Le Garçon et la ville qui ne souriait plus – David Bry

Le Garçon et la ville qui ne souriait plus

De David Bry

Lynks – 368 pages

En ce onze novembre mille huit cent huit, la nouvelle loi relative à la stabilité de l’Empire ordonne :
– Que soit créée la Police de la Norme,
– Que cette Police de la Norme arrête toute personne coupable de difformité physique ou mentale, de toute maladie de même nature ainsi que de toute conduite ou mœurs contraire à la Nature,
– Que tout citoyen permettant la découverte d’un individu présentant des troubles d’anormalité soit récompensé d’un quart d’once d’or.
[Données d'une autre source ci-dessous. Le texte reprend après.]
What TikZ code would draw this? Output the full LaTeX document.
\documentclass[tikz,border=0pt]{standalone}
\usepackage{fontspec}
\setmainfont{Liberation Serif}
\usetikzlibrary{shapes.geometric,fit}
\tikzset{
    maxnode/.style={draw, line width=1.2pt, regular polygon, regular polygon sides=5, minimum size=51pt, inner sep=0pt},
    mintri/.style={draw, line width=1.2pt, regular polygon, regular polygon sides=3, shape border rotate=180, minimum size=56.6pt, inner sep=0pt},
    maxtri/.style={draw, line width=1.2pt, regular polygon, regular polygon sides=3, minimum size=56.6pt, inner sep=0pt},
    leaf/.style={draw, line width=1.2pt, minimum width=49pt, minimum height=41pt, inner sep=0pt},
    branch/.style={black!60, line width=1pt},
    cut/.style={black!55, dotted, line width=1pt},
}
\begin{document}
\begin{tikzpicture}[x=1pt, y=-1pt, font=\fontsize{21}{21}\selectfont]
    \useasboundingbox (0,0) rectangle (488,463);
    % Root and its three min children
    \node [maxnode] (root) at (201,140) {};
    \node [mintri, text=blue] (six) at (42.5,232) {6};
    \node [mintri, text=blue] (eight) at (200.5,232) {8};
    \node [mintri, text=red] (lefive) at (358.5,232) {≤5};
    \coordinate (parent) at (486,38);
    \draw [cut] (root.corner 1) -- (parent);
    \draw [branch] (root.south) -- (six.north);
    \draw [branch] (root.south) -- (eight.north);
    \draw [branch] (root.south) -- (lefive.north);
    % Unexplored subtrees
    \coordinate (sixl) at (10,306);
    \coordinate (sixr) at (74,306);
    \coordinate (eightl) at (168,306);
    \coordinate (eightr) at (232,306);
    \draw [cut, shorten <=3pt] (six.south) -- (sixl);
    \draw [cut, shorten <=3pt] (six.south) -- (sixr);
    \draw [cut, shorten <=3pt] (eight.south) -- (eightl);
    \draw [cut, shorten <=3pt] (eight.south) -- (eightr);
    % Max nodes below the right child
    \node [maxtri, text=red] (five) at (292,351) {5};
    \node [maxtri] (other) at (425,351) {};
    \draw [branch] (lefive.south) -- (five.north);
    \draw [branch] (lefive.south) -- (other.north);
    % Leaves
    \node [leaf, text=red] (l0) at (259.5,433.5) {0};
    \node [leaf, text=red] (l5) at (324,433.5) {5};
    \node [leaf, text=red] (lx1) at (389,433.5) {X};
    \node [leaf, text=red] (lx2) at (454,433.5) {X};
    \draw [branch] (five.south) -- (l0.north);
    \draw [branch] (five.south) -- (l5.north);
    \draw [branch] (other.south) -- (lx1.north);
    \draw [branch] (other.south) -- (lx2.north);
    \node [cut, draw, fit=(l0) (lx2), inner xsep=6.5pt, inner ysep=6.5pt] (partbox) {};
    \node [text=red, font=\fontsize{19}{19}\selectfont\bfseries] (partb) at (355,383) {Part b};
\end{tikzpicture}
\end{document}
Romain est un jeune garçon de bonne famille. Écrasé par les attentes de sa mère, recherchant un père absorbé par son travail au service de la ville, il se fait la malle la nuit pour fréquenter les “mauvais” quartiers de la ville ou rejoindre la Cour des Miracles sur l’île de la Cité et dans les ruines de Notre Dame de Paris lieu où sont parqués ceux qui diffèrent de la norme imposée par l’Église (enfin la nuit, surtout, parce que pendant la journée, ils sont bien utiles pour réaliser à peu de coût des tâches ingrates ou peu qualifiées). Romain sent bien que son attirance pour les garçons le rend aussi différent. Il ne peut se confier à personne. Sa soeur Adélaïde tente de survire aux injonctions sociales (sois belle, ne grossis pas, marie-toi, tais-toi et ne pense pas à vivre ta passion pour la musique). Il a peur de perdre son meilleur ami et complice d’une partie de ses virées nocturnes, Ambroise. Mais lorsqu’il découvre un complot pour éliminer définitivement la Cour des Miracles, le voilà prêts à défendre Joséphine, Lion et Akou, avec lesquels il s’est lié lors de ses escapades sur l’île.

Si Le garçon et la ville qui ne souriait plus prend place dans un Paris alternatif du 19ème siècle sous l’empire de Nicéphore le IIIe plutôt que de Napoléon III, son intérêt réside plutôt dans la dystopie mise en place avec le poids des Lois de la Norme par l’Archevêque de Paris et appliquée avec zèle par les terribles Lames Noires armées de cannes-épées. En début de chaque chapitre se trouvent des extraits de chansons, de textes de lois ou de journaux intimes ce qui donne de l’épaisseur à l’univers présenté. L’utilisation d’un argot à moitié inventé permet aussi de plonger le lecteur dans une ambiance d’époque.
Toute personne atteinte d’une difformité physique ou d’une maladie mentale se retrouve mise à l’index. Bien entendu, l’intolérance progresse et bientôt beaucoup de monde se retrouve considéré comme déviant : étrangers, noirs, obèses, homosexuels, trans, mais aussi opposants politiques. En cinquante ans, la société s’est figée et repliée sur elle-même – tout en fermant les yeux sur l’hypocrisie du système. Romain est presque seul contre tous pour déjouer un projet de génocide ourdi par des puissants, mais il trouve des alliés parfois même chez les adultes. Le combat de Romain est celui d’un individu isolé contre un collectif qui étouffe la liberté individuelle, mais c’est aussi un combat pour la liberté de vivre pour tout être humain, peu importe les différences. Et, enfin, c’est un combat pour s’accepter et pour se faire accepter des autres. Dans Le garçon et la ville qui ne souriait plus le lecteur trouvera de l’action, du rythme, de l’émotion, mais aussi une exploration des relations humaines, familiales, de l’amitié et des sentiments naissants portés par la plume élégante de David Bry.

Un plaidoyer pour la tolérance.

Qui sommes-nous, pour décider de ce qui est normal ou pas ? Qui sommes-nous pour décider qui doit vivre dans notre société, et qui ne le doit pas ? Et sous quel prétexte ?
Et il y a autre chose encore. Si nous poursuivons dans cette voie, qui nous garantit que demain, la Police de la Norme ne viendra pas chercher les veuves éplorées coupables d’avoir perdu leur mari, les gauchers, ceux à la vision trop basse, les vieux ou les femmes et les hommes aux cheveux roux ? Ne me regardez pas comme cela, s’il vous plaît. Pour les cheveux roux, ce n’était qu’une image.

Cet article a 5 commentaires

  1. Elhyandra

    Après la beauté du texte de Que passe l’hiver je me laisserait bien tenter par cet autre écrit

    1. Lhisbei

      C’est une bonne lecture. Cependant, il est beaucoup plus axé YA que Que passe l’hiver. Certains ont déjà trouvé Que passe l’hiver relevait du YA parce que c’était aussi un roman d’apprentissage, mais celui-ci s’adresse clairement à des lecteurs plus jeunes.